_WHAT THE TASK REQUIRES_: Scan the following material for the string "matplotlib" and copy each line in which it appears.
★ ★ ★ ★ ★ ★ ★
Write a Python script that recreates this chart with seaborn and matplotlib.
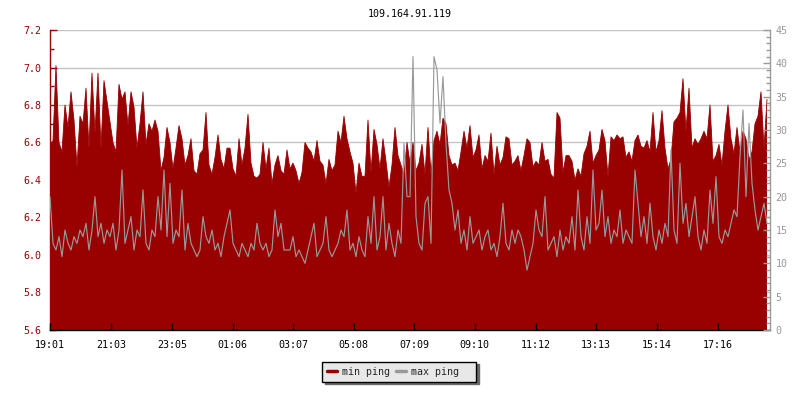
import numpy as np
import pandas as pd
import matplotlib
matplotlib.use("Agg")
import matplotlib.pyplot as plt
from matplotlib.lines import Line2D
from matplotlib.ticker import MultipleLocator, FormatStrFormatter
import seaborn as sns

# ---------------- data ----------------
title = "109.164.91.119"
start_time = "19:01"
step_minutes = 6
span_minutes = 1440
tick_labels = ["19:01", "21:03", "23:05", "01:06", "03:07", "05:08",
               "07:09", "09:10", "11:12", "13:13", "15:14", "17:16"]
series_names = ["min ping", "max ping"]

min_ping = [
    6.58, 6.61, 7.01, 6.60, 6.55, 6.80, 6.68, 6.87, 6.72, 6.47, 6.74, 6.70, 6.89, 6.57, 6.97, 6.65, 6.97, 6.57, 6.93, 6.82,
    6.71, 6.60, 6.55, 6.91, 6.83, 6.87, 6.69, 6.87, 6.79, 6.57, 6.70, 6.87, 6.59, 6.70, 6.66, 6.72, 6.66, 6.45, 6.52, 6.68,
    6.60, 6.46, 6.57, 6.69, 6.62, 6.48, 6.53, 6.62, 6.45, 6.43, 6.54, 6.56, 6.76, 6.48, 6.43, 6.52, 6.64, 6.51, 6.46, 6.57,
    6.57, 6.46, 6.42, 6.62, 6.48, 6.57, 6.75, 6.49, 6.42, 6.41, 6.43, 6.60, 6.46, 6.57, 6.38, 6.48, 6.53, 6.45, 6.43, 6.56,
    6.46, 6.49, 6.45, 6.38, 6.44, 6.60, 6.57, 6.55, 6.50, 6.61, 6.50, 6.48, 6.38, 6.51, 6.45, 6.48, 6.66, 6.60, 6.74, 6.62,
    6.55, 6.49, 6.33, 6.49, 6.42, 6.42, 6.72, 6.44, 6.67, 6.59, 6.46, 6.62, 6.50, 6.36, 6.48, 6.68, 6.53, 6.48, 6.43, 6.60,
    6.49, 6.60, 6.45, 6.49, 6.59, 6.43, 6.68, 6.43, 6.61, 6.66, 6.59, 6.73, 6.70, 6.53, 6.48, 6.49, 6.45, 6.55, 6.66, 6.57,
    6.69, 6.52, 6.56, 6.64, 6.46, 6.53, 6.50, 6.65, 6.43, 6.58, 6.48, 6.52, 6.63, 6.62, 6.48, 6.50, 6.53, 6.45, 6.53, 6.62,
    6.60, 6.47, 6.50, 6.48, 6.60, 6.50, 6.51, 6.43, 6.41, 6.76, 6.73, 6.44, 6.53, 6.53, 6.50, 6.40, 6.46, 6.42, 6.54, 6.58,
    6.66, 6.49, 6.53, 6.56, 6.67, 6.61, 6.42, 6.63, 6.61, 6.64, 6.62, 6.63, 6.52, 6.55, 6.50, 6.61, 6.64, 6.58, 6.57, 6.61,
    6.55, 6.76, 6.55, 6.61, 6.77, 6.57, 6.46, 6.51, 6.71, 6.73, 6.76, 6.94, 6.66, 6.89, 6.57, 6.62, 6.59, 6.62, 6.66, 6.62,
    6.80, 6.50, 6.53, 6.59, 6.48, 6.66, 6.80, 6.62, 6.54, 6.68, 6.55, 6.66, 6.62, 6.51, 6.55, 6.70, 6.74, 6.87, 6.57, 6.83,
]

max_ping = [
    20, 13, 12, 14, 11, 15, 13, 12, 14, 13, 15, 14, 16, 12, 15, 20, 14, 16, 13, 15,
    14, 16, 12, 15, 24, 13, 15, 17, 12, 15, 14, 21, 13, 12, 15, 14, 20, 15, 24, 14,
    22, 13, 15, 14, 21, 12, 16, 13, 12, 11, 12, 17, 14, 13, 15, 12, 13, 11, 14, 16,
    18, 13, 12, 11, 13, 12, 11, 13, 12, 16, 13, 12, 13, 11, 12, 18, 14, 16, 12, 12,
    12, 14, 11, 12, 11, 10, 12, 14, 16, 11, 12, 13, 17, 12, 11, 12, 13, 15, 14, 18,
    12, 13, 11, 14, 12, 11, 17, 13, 20, 12, 14, 20, 12, 16, 13, 11, 15, 13, 28, 20,
    20, 41, 17, 13, 12, 19, 20, 13, 41, 39, 31, 38, 28, 21, 19, 15, 18, 13, 15, 12,
    17, 13, 14, 15, 12, 14, 15, 12, 13, 11, 14, 19, 13, 12, 15, 13, 15, 14, 12, 9,
    11, 13, 18, 15, 14, 20, 12, 13, 14, 11, 15, 12, 14, 13, 17, 12, 21, 14, 12, 17,
    13, 24, 15, 16, 21, 14, 17, 13, 15, 14, 18, 13, 15, 14, 13, 24, 19, 14, 17, 13,
    19, 14, 12, 15, 13, 16, 14, 27, 15, 13, 25, 16, 19, 14, 17, 20, 14, 12, 15, 13,
    21, 16, 23, 14, 13, 15, 14, 16, 18, 17, 26, 33, 20, 31, 22, 18, 15, 17, 19, 16,
]

# ---------------- style ----------------
RED = "#990000"
GRAY = "#999999"
GRID = "#c4c4c4"
FS = 7.2

sns.set_style("white")
plt.rcParams["font.family"] = ["DejaVu Sans Mono", "DejaVu Sans"]


def to_min(s):
    h, m = map(int, s.split(":"))
    return h * 60 + m


t0 = to_min(start_time)
tick_pos = [(to_min(s) - t0) % 1440 for s in tick_labels]

df = pd.DataFrame({
    "t": np.arange(len(min_ping)) * step_minutes,
    "min": min_ping,
    "max": max_ping,
})

fig = plt.figure(figsize=(8, 4), dpi=100)
ax = fig.add_axes([0.0625, 0.175, 0.9, 0.75])

# min ping: filled area
ax.fill_between(df["t"], df["min"], 0, color=RED, lw=0, zorder=1)
sns.lineplot(data=df, x="t", y="min", ax=ax, color=RED, lw=0.6,
             zorder=1.2, legend=False)

ax.set_xlim(0, span_minutes)
ax.set_ylim(5.6, 7.2)
ax.set_xlabel("")
ax.set_ylabel("")
ax.set_axisbelow(True)
ax.yaxis.set_major_locator(MultipleLocator(0.2))
ax.yaxis.set_minor_locator(MultipleLocator(0.1))
ax.yaxis.set_major_formatter(FormatStrFormatter("%.1f"))
ax.yaxis.grid(True, which="major", color=GRID, lw=1.0)
ax.xaxis.grid(False)
ax.set_xticks(tick_pos)
ax.set_xticklabels(tick_labels)
ax.tick_params(axis="y", which="major", direction="in", length=5, width=1,
               color=RED, labelcolor=RED, labelsize=FS, pad=6, left=True)
ax.tick_params(axis="y", which="minor", direction="in", length=3, width=1,
               color=RED, left=True)
ax.tick_params(axis="x", which="major", direction="in", length=0,
               labelsize=FS, pad=7, labelcolor="black")
for side in ["top", "right"]:
    ax.spines[side].set_visible(False)
ax.spines["left"].set_color(RED)
ax.spines["left"].set_linewidth(1.0)
ax.spines["bottom"].set_color("black")
ax.spines["bottom"].set_linewidth(1.0)

# max ping: gray line on the right axis
ax2 = ax.twinx()
sns.lineplot(data=df, x="t", y="max", ax=ax2, color=GRAY, lw=0.85, legend=False)
ax2.set_ylim(0, 45)
ax2.set_xlim(0, span_minutes)
ax2.set_xlabel("")
ax2.set_ylabel("")
ax2.grid(False)
ax2.yaxis.set_major_locator(MultipleLocator(5))
ax2.yaxis.set_minor_locator(MultipleLocator(1))
ax2.tick_params(axis="y", which="major", direction="in", length=5, width=1,
                color=GRAY, labelcolor=GRAY, labelsize=FS, pad=4, right=True)
ax2.tick_params(axis="y", which="minor", direction="in", length=3, width=1,
                color=GRAY, right=True)
ax2.xaxis.set_visible(True)
ax2.tick_params(axis="x", which="major", direction="in", length=5, width=1,
                color="black", labelbottom=False, bottom=True)
for side in ["top", "left", "bottom"]:
    ax2.spines[side].set_visible(False)
ax2.spines["right"].set_color(GRAY)
ax2.spines["right"].set_linewidth(1.0)

# title
fig.text(0.5125, 1 - 14 / 400, title, ha="center", va="center", fontsize=FS, color="black")

# legend
handles = [Line2D([], [], color=RED, lw=2.5), Line2D([], [], color=GRAY, lw=2.5)]
legend_labels = [series_names[0], series_names[1] + "  "]
leg = fig.legend(handles=handles, labels=legend_labels, ncol=2, loc="center",
                 bbox_to_anchor=(0.499, 0.071), frameon=True, fancybox=False,
                 shadow={"color": "#6a6a6a", "alpha": 1}, edgecolor="black",
                 facecolor="#e8e8e8", framealpha=1, handlelength=1.0,
                 handletextpad=0.5, columnspacing=0.6, borderpad=0.5,
                 borderaxespad=0.0, fontsize=FS)
leg.get_frame().set_linewidth(1.0)

fig.savefig("out.png", dpi=100)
★ ★ ★ ★ ★ ★ ★
_THE COMPLETED TASK_:
Write a Python script that recreates this chart with seaborn and matplotlib.
import matplotlib
matplotlib.use("Agg")
import matplotlib.pyplot as plt
from matplotlib.lines import Line2D
from matplotlib.ticker import MultipleLocator, FormatStrFormatter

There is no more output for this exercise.